My first steak since last year.

Four weeks of steadfast and dedicated plant-eating came to an end today – it wasn’t exactly what I dreamed of.

Today is the first day after a month of no meat, dairy or eggs, only things that come out of the ground. Whenever hungry in January, I was always hit with a blood-lust for steak and for those hours of hunger I pined for a tranche of cow on a plate.

I thought it fitting that I satisfy those past cravings in the most ridiculous way – a steak for breakfast.


Bleary-eyed and half-asleep, I threw on an unironed shirt, lumbered upstairs and I took the 200 gram sirloin steak out of the fridge. Into the blazing pan it went. I just wanted to taste the unadulterated meat. I could’ve gone on and cooked it like Jamie Oliver or Gordon Ramsay, but that has plenty of garlic, butter and rosemary. I wanted to taste the steak for what it was.


So, I awkwardly set up the camera. I put the timer on and placed the camera on a box on the bench. Ran over, took a bite, then did that over and over again.

The first mouthful was intense. It was rare and bloody, as I’ve always like it. The deep, irony taste of the meat hit my tongue and I could feel the fibres breaking down as I chewed. Boy, did I chew; pulses and legumes don’t have that texture. But I wasn’t overwhelmed nor was I brought to tears by what I’d been missing.

Should I have curled up in the fetal position in glee or in shame? The best part was, by far, the fat. But even that didn’t trigger my meaty rebirth.

My stomach is a little upset, my jaw is reeling from being properly used once more, and I think I’m a little upset at myself for not finding it the most amazing meal this year.


I must admit that I did fail once, that I know about, absent-mindedly obliging an offer of a piece of chocolate which contained dairy.

Most of the time it’s easy, once you get into a rhythm of eating and shopping. The hardest part will always be socialising and going out to eat. I was lucky that of the times I did go out, most restaurants were obliging in helping me stick to my ways. Cooking for yourself is never a problem, so long as you’re prepared to put in the time.

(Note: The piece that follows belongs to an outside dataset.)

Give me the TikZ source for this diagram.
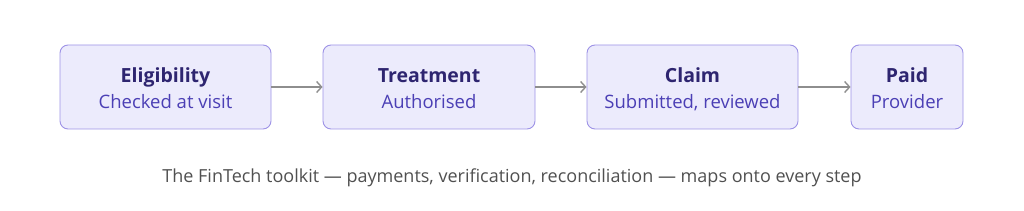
\documentclass[tikz,border=0pt]{standalone}
\usepackage{fontspec}
\setmainfont{Open Sans}
\usepackage{xcolor}
\usetikzlibrary{arrows.meta}
\definecolor{boxfill}{HTML}{ECEBFC}
\definecolor{boxline}{HTML}{9D92E6}
\definecolor{headtext}{HTML}{2E2570}
\definecolor{subtext}{HTML}{4B3FB5}
\definecolor{flowline}{HTML}{8E8E8E}
\definecolor{notetext}{HTML}{505050}

\begin{document}
\begin{tikzpicture}[x=1pt,y=1pt,
  stage/.style={draw=boxline,fill=boxfill,line width=0.9pt,rounded corners=8pt,
    minimum height=84pt,align=center,inner sep=0pt},
  flow/.style={draw=flowline,line width=1.6pt,-{Straight Barb[length=5pt,width=11pt,line width=1.4pt]}}]
  \useasboundingbox (0,0) rectangle (1024,211);
  \foreach \n/\c/\w/\t/\s in {elig/165.5/211/Eligibility/Checked at visit,
      treat/429/212/Treatment/Authorised,
      claim/692.5/211/Claim/{Submitted, reviewed},
      paid/907/112/Paid/Provider}{
    \node[stage,minimum width=\w pt] (\n) at (\c,124)
      {\fontsize{19.5}{22}\selectfont\color{headtext}\rule[-6.6pt]{0pt}{31pt}\textbf{\t}\\[3pt]
       \fontsize{18.5}{22}\selectfont\color{subtext}\strut\s};}
  \draw[flow] (elig) -- (treat);
  \draw[flow] (treat) -- (claim);
  \draw[flow] (claim) -- (paid);
  \node[font=\fontsize{18}{22}\selectfont,text=notetext] (note) at (512,33)
    {The FinTech toolkit — payments, verification, reconciliation — maps onto every step};
\end{tikzpicture}
\end{document}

I was a big boy when I started, I’m a well-padded man still, but I feel a lot healthier and I believe I’ve lost a little weight. In retrospect I should have had my bloods done and weighed myself. While the positive feelings may be nice, the best thing to come out of the whole experience was the fact I realised I need to think about food more.


I cut out almost all processed foods, thanks to the restrictions, and I feel much better for it. By forcing me to look at the list of ingredients, it made me realise I don’t know what the hell I’m putting into my body when I buy something out of a box or in a wrapper.

So, in my own laziness I kept foods from a packet to a minimum because I didn’t want to read the entire supermarket.

I’ve rediscovered the wonderful flavours of kumara, the versatility of tofu and the wonders of black beans. And at one point, I found myself commenting on the beautiful flavour of a roast potato. That must have been a first.

Given this has made me more of a conscious consumer I will be cutting down my meat, dairy and egg, but I won’t be giving it up. I will be looking to go back to the way our grandparents ate – less of the bad stuff, more of the good. They seemed to have got it right.